PROMPT:
Reproduce the listing exactly, with no pictures in your copy.

━━━━

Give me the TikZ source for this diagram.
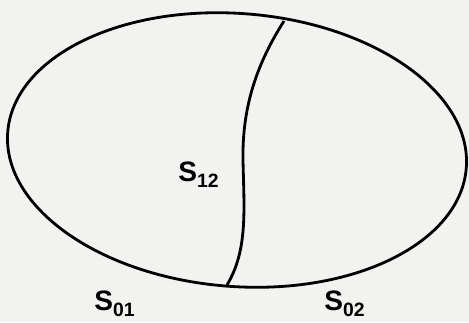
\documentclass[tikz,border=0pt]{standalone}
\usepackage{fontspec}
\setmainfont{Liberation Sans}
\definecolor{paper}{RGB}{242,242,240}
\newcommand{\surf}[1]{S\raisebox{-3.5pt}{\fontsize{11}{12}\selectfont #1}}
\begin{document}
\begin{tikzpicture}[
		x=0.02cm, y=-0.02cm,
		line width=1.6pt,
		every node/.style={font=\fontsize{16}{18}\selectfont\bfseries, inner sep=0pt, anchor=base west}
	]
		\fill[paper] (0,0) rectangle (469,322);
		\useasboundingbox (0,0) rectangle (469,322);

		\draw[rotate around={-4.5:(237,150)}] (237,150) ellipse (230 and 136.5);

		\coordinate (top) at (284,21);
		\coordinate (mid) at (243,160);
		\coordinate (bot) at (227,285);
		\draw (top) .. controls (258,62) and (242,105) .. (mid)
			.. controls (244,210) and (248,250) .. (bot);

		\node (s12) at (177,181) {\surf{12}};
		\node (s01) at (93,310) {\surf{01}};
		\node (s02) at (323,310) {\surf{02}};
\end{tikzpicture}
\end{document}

━━━━

ANSWER TO THE PROBLEM:
Give me the TikZ source for this diagram.
\documentclass[tikz,border=0pt]{standalone}
\usepackage{fontspec}
\setmainfont{Liberation Sans}
\definecolor{paper}{RGB}{242,242,240}
\newcommand{\surf}[1]{S\raisebox{-3.5pt}{\fontsize{11}{12}\selectfont #1}}
\begin{document}
\begin{tikzpicture}[
		x=0.02cm, y=-0.02cm,
		line width=1.6pt,
		every node/.style={font=\fontsize{16}{18}\selectfont\bfseries, inner sep=0pt, anchor=base west}
	]
		\fill[paper] (0,0) rectangle (469,322);
		\useasboundingbox (0,0) rectangle (469,322);

		\draw[rotate around={-4.5:(237,150)}] (237,150) ellipse (230 and 136.5);

		\coordinate (top) at (284,21);
		\coordinate (mid) at (243,160);
		\coordinate (bot) at (227,285);
		\draw (top) .. controls (258,62) and (242,105) .. (mid)
			.. controls (244,210) and (248,250) .. (bot);

		\node (s12) at (177,181) {\surf{12}};
		\node (s01) at (93,310) {\surf{01}};
		\node (s02) at (323,310) {\surf{02}};
\end{tikzpicture}
\end{document}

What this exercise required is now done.